I read today of yet another recording of the 
Goldberg Variations on the mighty Steinway 
(Beatrice Rana). I can only suppose that pianists 
are either unable to master the harpsichord, or 
just stuck in a Gould/Busoni mindset.

Having tried for YEARS to play Bach's music on 
the piano, I was never able to do so with 
conviction or personal satisfaction. Certain 
features seemed so badly composed for the 
instrument -- until I discoverd harpsichords 20 
or so years ago and all fell in place. (I can 
enjoy Glenn Gould's recordings from time to time, 
but when I hear him play works that are familiar 
to me in harpsichord guise I am unable to recognise them as the same pieces!)

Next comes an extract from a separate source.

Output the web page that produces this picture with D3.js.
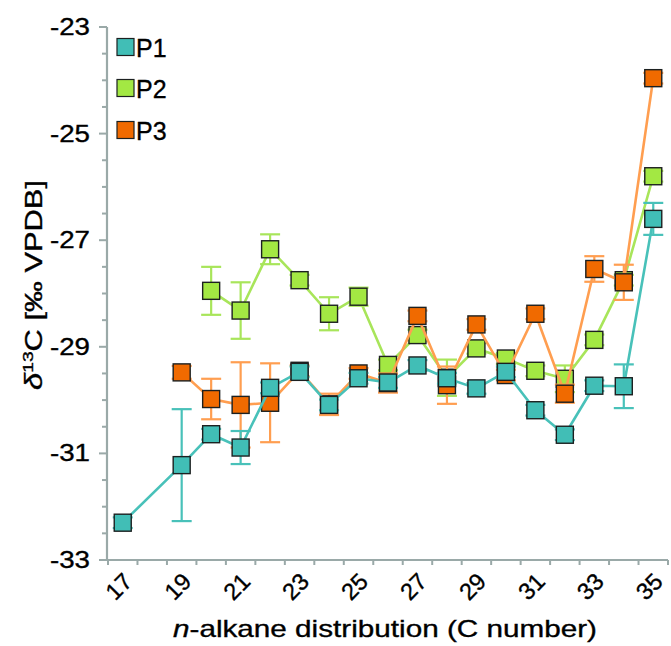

Clearly the "battle" of persuading musicians to 
play baroque keyboard music on appropriate 
instruments is not won. At first the 
"traditionalists" had a point in that the results 
were often unmusical, and in many cases they 
still are, though the pendulum has swung from 
sewing machine to unrhythmical. Today it seems 
that one is either a player of a Steinway 
/Bösendorfer or an "early keyboardist". Why are 
these two so incompatible? Why must a player be 
considered committed to one and not the other? 
(Aside: in his edition of the 48, e.g. his notes 
to the B minor P&F of Book I, Tovey refers 
approvingly to the clavichord; was he the first modern pianist to do this?)

How to convince the seemingly invincibly 
ignorant, who are often nice people, and who can 
play the heck out of Liszt and Brahms, but not 
enter into the spirit of Froberger or the 
Couperins, and who seemingly imagine that Bach 
would have wasted hours of his life composing for 
the wretched instruments that they take harpsichords and clavichords to be?

Collectively it seems we are doing something 
wrong in not being able to win this "battle".